## What this task involves:
Find the line with "Write a Python" and the line with "disc, in pixels", then repeat both of them and every line in between exactly. Omit the pictures.

Entries with chart source code:
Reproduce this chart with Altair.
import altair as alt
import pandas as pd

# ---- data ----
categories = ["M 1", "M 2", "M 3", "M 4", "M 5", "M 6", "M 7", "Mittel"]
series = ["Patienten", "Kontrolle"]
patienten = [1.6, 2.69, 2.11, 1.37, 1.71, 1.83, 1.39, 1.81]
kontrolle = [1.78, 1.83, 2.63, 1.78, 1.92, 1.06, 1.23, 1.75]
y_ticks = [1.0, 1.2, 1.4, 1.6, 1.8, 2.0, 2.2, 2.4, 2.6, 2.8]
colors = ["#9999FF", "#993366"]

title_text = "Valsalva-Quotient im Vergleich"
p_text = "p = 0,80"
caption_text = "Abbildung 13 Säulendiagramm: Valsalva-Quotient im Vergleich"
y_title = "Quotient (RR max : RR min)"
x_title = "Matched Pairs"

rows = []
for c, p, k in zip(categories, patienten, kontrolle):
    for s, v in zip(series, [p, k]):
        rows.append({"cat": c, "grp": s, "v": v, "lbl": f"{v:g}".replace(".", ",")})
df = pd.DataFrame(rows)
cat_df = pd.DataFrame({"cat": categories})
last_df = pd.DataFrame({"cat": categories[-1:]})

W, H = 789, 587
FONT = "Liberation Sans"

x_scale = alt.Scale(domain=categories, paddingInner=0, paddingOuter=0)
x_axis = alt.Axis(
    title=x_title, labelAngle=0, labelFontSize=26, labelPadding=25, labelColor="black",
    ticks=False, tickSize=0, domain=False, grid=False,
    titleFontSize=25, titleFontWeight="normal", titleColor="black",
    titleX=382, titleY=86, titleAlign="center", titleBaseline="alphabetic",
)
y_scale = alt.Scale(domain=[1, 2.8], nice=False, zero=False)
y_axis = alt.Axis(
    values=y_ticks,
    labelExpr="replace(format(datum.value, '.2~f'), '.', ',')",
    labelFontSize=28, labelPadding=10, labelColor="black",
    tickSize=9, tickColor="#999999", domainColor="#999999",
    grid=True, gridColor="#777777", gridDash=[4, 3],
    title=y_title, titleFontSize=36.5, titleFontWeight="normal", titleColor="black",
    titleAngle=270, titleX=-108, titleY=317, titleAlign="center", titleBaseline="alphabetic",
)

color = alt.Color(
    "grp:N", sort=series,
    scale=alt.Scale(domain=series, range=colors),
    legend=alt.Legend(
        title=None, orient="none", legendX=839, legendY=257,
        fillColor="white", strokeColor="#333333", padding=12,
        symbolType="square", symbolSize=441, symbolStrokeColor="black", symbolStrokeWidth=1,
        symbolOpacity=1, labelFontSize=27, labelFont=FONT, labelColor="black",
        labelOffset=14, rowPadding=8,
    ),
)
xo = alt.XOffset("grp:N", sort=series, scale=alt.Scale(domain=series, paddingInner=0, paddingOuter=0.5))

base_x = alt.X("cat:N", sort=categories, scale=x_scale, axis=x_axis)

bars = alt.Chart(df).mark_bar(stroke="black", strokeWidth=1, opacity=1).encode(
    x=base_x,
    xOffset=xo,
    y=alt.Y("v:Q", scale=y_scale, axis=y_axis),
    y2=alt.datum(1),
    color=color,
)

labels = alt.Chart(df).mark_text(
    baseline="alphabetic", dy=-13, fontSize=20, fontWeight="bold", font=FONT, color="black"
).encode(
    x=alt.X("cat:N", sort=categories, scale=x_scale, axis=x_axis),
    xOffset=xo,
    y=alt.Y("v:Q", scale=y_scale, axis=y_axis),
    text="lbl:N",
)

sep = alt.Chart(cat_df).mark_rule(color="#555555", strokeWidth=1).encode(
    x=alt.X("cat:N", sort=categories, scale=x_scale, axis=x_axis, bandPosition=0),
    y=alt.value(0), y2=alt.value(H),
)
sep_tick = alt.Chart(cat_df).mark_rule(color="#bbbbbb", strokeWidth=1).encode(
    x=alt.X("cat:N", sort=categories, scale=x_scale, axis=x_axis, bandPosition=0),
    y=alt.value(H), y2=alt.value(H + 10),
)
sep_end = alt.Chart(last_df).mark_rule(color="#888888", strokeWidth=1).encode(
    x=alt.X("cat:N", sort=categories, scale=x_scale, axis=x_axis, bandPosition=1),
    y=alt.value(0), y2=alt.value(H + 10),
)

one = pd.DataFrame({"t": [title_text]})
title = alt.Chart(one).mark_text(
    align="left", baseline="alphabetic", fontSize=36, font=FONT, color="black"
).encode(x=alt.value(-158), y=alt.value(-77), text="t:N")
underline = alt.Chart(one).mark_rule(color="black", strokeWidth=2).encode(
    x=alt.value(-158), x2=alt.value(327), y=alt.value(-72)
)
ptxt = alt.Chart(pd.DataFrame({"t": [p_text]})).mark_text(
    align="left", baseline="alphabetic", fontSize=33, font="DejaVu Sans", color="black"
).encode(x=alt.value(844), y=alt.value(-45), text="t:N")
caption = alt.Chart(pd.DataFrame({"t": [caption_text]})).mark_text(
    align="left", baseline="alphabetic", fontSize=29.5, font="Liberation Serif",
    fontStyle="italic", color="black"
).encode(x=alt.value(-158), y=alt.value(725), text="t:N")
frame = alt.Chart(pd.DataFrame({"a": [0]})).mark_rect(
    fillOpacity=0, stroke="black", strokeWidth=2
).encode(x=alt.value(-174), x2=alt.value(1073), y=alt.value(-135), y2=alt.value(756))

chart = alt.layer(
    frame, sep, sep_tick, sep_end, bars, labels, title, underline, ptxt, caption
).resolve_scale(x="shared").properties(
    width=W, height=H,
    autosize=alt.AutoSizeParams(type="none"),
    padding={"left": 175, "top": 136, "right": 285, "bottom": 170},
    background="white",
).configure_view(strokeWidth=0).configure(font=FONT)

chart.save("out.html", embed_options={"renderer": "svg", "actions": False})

---

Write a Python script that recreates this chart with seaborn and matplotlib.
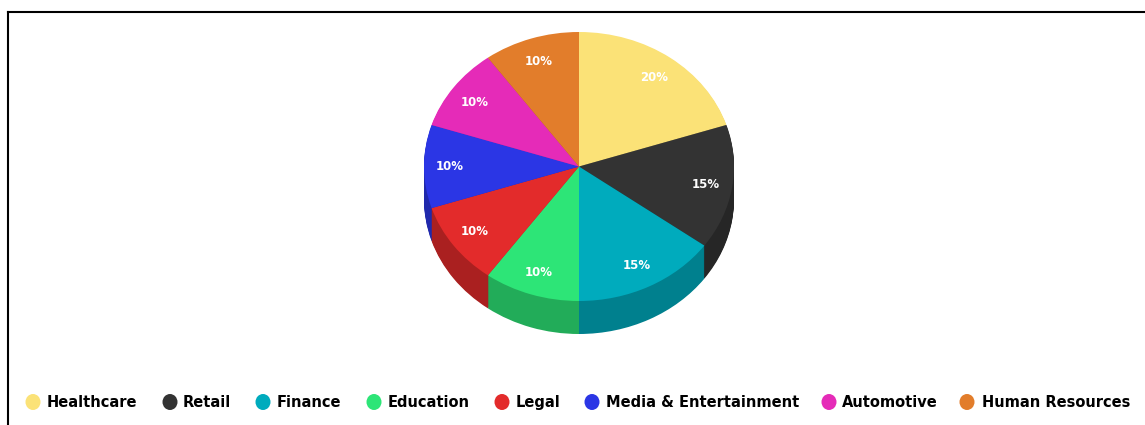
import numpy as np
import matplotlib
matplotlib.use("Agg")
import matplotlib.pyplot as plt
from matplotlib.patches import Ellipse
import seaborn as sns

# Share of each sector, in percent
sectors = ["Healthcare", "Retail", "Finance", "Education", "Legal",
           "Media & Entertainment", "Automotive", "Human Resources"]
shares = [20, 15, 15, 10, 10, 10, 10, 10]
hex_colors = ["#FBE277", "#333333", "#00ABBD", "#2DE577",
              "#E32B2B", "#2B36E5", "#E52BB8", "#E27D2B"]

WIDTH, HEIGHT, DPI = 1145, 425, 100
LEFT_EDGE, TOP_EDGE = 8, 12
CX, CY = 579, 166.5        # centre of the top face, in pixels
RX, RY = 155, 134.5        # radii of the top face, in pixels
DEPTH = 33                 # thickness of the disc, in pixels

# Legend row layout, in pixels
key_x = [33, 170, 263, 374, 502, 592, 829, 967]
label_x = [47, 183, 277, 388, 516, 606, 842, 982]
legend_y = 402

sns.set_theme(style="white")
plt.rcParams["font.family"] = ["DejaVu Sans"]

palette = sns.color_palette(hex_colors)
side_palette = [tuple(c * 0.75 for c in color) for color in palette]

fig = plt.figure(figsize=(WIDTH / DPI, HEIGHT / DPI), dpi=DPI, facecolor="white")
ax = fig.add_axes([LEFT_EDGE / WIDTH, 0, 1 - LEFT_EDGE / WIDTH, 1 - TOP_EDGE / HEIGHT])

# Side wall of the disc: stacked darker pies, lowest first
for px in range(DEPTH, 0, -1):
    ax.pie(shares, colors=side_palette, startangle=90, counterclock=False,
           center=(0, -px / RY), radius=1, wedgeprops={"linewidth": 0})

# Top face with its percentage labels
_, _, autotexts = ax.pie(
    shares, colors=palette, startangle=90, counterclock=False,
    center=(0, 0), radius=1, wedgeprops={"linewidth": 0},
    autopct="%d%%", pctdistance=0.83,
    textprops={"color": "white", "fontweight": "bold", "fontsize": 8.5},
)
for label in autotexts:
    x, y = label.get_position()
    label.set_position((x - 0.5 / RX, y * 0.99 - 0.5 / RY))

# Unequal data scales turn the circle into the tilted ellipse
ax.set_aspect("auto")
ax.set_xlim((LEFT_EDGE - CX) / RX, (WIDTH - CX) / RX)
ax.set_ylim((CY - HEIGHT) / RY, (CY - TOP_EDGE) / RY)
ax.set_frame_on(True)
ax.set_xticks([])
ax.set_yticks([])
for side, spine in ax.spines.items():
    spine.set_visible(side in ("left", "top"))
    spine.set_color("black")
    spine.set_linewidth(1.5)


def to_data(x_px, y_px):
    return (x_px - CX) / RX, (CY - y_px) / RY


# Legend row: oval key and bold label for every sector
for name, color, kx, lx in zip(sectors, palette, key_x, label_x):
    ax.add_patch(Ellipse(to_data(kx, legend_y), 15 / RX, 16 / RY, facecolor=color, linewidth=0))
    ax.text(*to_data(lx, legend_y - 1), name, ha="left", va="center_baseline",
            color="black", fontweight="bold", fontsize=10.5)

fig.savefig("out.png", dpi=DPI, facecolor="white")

## The reply:
Write a Python script that recreates this chart with seaborn and matplotlib.
import numpy as np
import matplotlib
matplotlib.use("Agg")
import matplotlib.pyplot as plt
from matplotlib.patches import Ellipse
import seaborn as sns

# Share of each sector, in percent
sectors = ["Healthcare", "Retail", "Finance", "Education", "Legal",
           "Media & Entertainment", "Automotive", "Human Resources"]
shares = [20, 15, 15, 10, 10, 10, 10, 10]
hex_colors = ["#FBE277", "#333333", "#00ABBD", "#2DE577",
              "#E32B2B", "#2B36E5", "#E52BB8", "#E27D2B"]

WIDTH, HEIGHT, DPI = 1145, 425, 100
LEFT_EDGE, TOP_EDGE = 8, 12
CX, CY = 579, 166.5        # centre of the top face, in pixels
RX, RY = 155, 134.5        # radii of the top face, in pixels
DEPTH = 33                 # thickness of the disc, in pixels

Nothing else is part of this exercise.